With the union searching for viable pressure points aimed at getting a new deal done, the best strategy would be to expose the notion that the owners are simply hoping to give the players less money in order to permanently solve the problem of supplemental revenue sharing. To the amazement of some owners, the union has yet to make that argument, and possibly won’t.
The union should. We’re told that the owners hope to continue to keep their internal disputes under wraps, and then to work out a long-term solution to revenue sharing after getting the best deal possible from the players.
9. It takes only nine owners to kill a deal.
It’s widely believed that a group of hard-line owners want to push the union to the breaking point and beyond, even if it means losing an entire season.

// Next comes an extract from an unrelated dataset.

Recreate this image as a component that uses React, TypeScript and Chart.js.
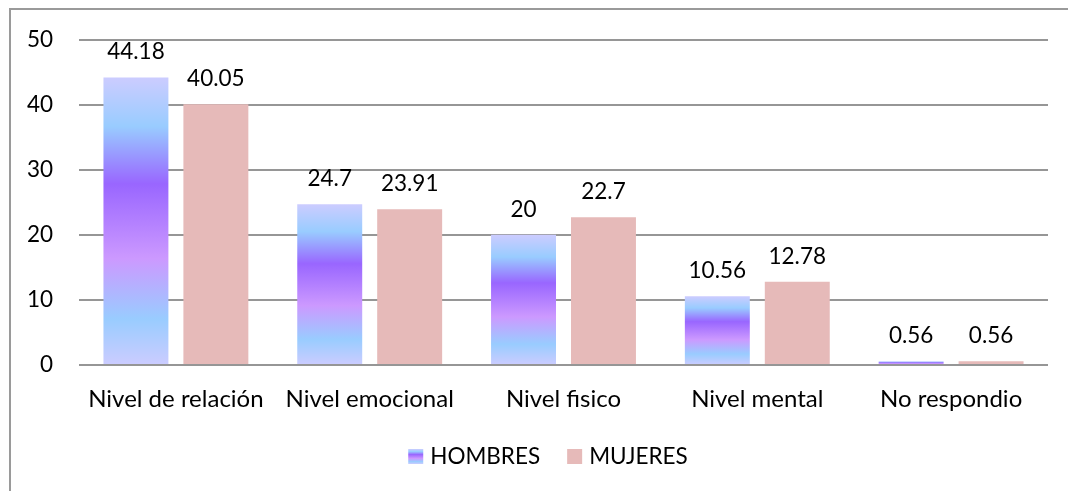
import React, { useEffect, useRef } from "react";
import { Chart, registerables } from "chart.js";

Chart.register(...registerables);

const categories = ["Nivel de relación", "Nivel emocional", "Nivel fisico", "Nivel mental", "No respondio"];
const hombres = [44.18, 24.7, 20, 10.56, 0.56];
const mujeres = [40.05, 23.91, 22.7, 12.78, 0.56];
const seriesNames = ["HOMBRES", "MUJERES"];
const yMin = 0;
const yMax = 50;
const yStep = 10;

const FONT = "Lato";
const FONT_SIZE = 22.5;
const X_FONT_SIZE = 24;
const MUJERES_COLOR = "#E6BAB9";
const GRID_COLOR = "#969696";

const gradientStops: [number, string][] = [
  [0, "#CCCCFF"],
  [0.17, "#99CCFF"],
  [0.37, "#9966FF"],
  [0.63, "#CC99FF"],
  [0.84, "#99CCFF"],
  [1, "#CCCCFF"],
];

function makeGradient(c: CanvasRenderingContext2D, top: number, bottom: number) {
  const g = c.createLinearGradient(0, top, 0, bottom);
  gradientStops.forEach(([o, col]) => g.addColorStop(o, col));
  return g;
}

const hombresFill = (ctx: any) => {
  const chart = ctx.chart;
  const y = chart.scales && chart.scales.y;
  if (ctx.type !== "data" || !y || !ctx.parsed) return "#9966FF";
  const top = y.getPixelForValue(ctx.parsed.y);
  const bottom = y.getPixelForValue(0);
  if (!isFinite(top) || !isFinite(bottom) || Math.abs(bottom - top) < 0.5) return "#9966FF";
  return makeGradient(chart.ctx, top, bottom);
};

const borderPlugin = {
  id: "outerBorder",
  beforeDraw(chart: any) {
    const c = chart.ctx;
    c.save();
    c.strokeStyle = "#9a9a9a";
    c.lineWidth = 2;
    c.strokeRect(10, 9, 1100, 600);
    c.restore();
  },
};

const dataLabelPlugin = {
  id: "dataLabels",
  afterDatasetsDraw(chart: any) {
    const c = chart.ctx;
    c.save();
    c.font = `${FONT_SIZE}px ${FONT}`;
    c.fillStyle = "#000";
    c.textAlign = "center";
    c.textBaseline = "alphabetic";
    chart.data.datasets.forEach((ds: any, di: number) => {
      const meta = chart.getDatasetMeta(di);
      meta.data.forEach((bar: any, i: number) => {
        c.fillText(String(ds.data[i]), bar.x, bar.y - 18);
      });
    });
    c.restore();
  },
};

const legendPlugin = {
  id: "customLegend",
  afterDraw(chart: any) {
    const c = chart.ctx;
    c.save();
    c.font = `${FONT_SIZE}px ${FONT}`;
    const box = 15;
    const gapText = 7;
    const gapItem = 27;
    const widths = seriesNames.map((n) => c.measureText(n).width);
    const total = widths.reduce((a, w) => a + box + gapText + w, 0) + gapItem * (seriesNames.length - 1);
    let x = 548 - total / 2;
    const baseline = 463.5;
    const boxTop = 449;
    seriesNames.forEach((name, i) => {
      c.fillStyle = i === 0 ? makeGradient(c, boxTop, boxTop + box) : MUJERES_COLOR;
      c.fillRect(x, boxTop, box, box);
      c.fillStyle = "#000";
      c.textAlign = "left";
      c.textBaseline = "alphabetic";
      c.fillText(name, x + box + gapText, baseline);
      x += box + gapText + widths[i] + gapItem;
    });
    c.restore();
  },
};

export default function App() {
  const ref = useRef<HTMLCanvasElement | null>(null);
  useEffect(() => {
    if (!ref.current) return;
    const chart = new Chart(ref.current, {
      type: "bar",
      data: {
        labels: categories,
        datasets: [
          { label: seriesNames[0], data: hombres, backgroundColor: hombresFill, borderWidth: 0 },
          { label: seriesNames[1], data: mujeres, backgroundColor: MUJERES_COLOR, borderWidth: 0 },
        ],
      },
      options: {
        responsive: false,
        animation: false,
        devicePixelRatio: 1,
        layout: { padding: { left: 0, right: 20, top: 38, bottom: 0 } },
        datasets: { bar: { categoryPercentage: 0.825, barPercentage: 0.8125 } },
        plugins: { legend: { display: false }, tooltip: { enabled: false } },
        scales: {
          x: {
            grid: { display: false, drawTicks: false },
            border: { display: false },
            ticks: { color: "#000", font: { family: FONT, size: X_FONT_SIZE }, padding: 20, maxRotation: 0, autoSkip: false },
            afterFit: (s: any) => { s.height = 126; },
          },
          y: {
            min: yMin,
            max: yMax,
            grid: { color: GRID_COLOR, lineWidth: 2, drawTicks: false },
            border: { display: false },
            ticks: { stepSize: yStep, color: "#000", font: { family: FONT, size: FONT_SIZE }, padding: 26 },
            afterFit: (s: any) => { s.width = 79; },
          },
        },
      },
      plugins: [borderPlugin, dataLabelPlugin, legendPlugin],
    });
    return () => chart.destroy();
  }, []);
  return (
    <div style={{ position: "fixed", left: 0, top: 0, width: 1068, height: 491, background: "#fff" }}>
      <canvas ref={ref} width={1068} height={491} style={{ display: "block" }} />
    </div>
  );
}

Though the number of owners who potentially feel that way isn’t known, it only takes nine owners to block any proposed deal.
Unlike the union, which can push a new agreement through via a simple majority vote, 75 percent of the owners must agree to the move. With 32 owners, 24 votes are needed to approve an agreement.
And that means (abacus engaged) nine votes can keep the league from agreeing to terms with the players.
10. The NFL is starting to bungle the P.R. war.
During the February 11 ProFootballTalk Live, a portion of the monologue was devoted to the question of whether the league could be starting to lose the P.R. battle with the players.
Here’s the condensed version.
For months, both the league and the union have tried to win the hearts and minds of the fans and the media via various public relations strategies. And all of them have failed.
Folks who get it won’t be falling for the notion that the Commissioner is cutting his pay to $1, or for the efforts of the union to align with real unions that represent people who make far less money than pro athletes. But with the news that the league stormed out of the room after the union reportedly made a reasonable opening proposal to collect 50 cents of every dollar that passes through the cash register, the pendulum finally has swung toward the players — even if it happened without the players trying to make it happen.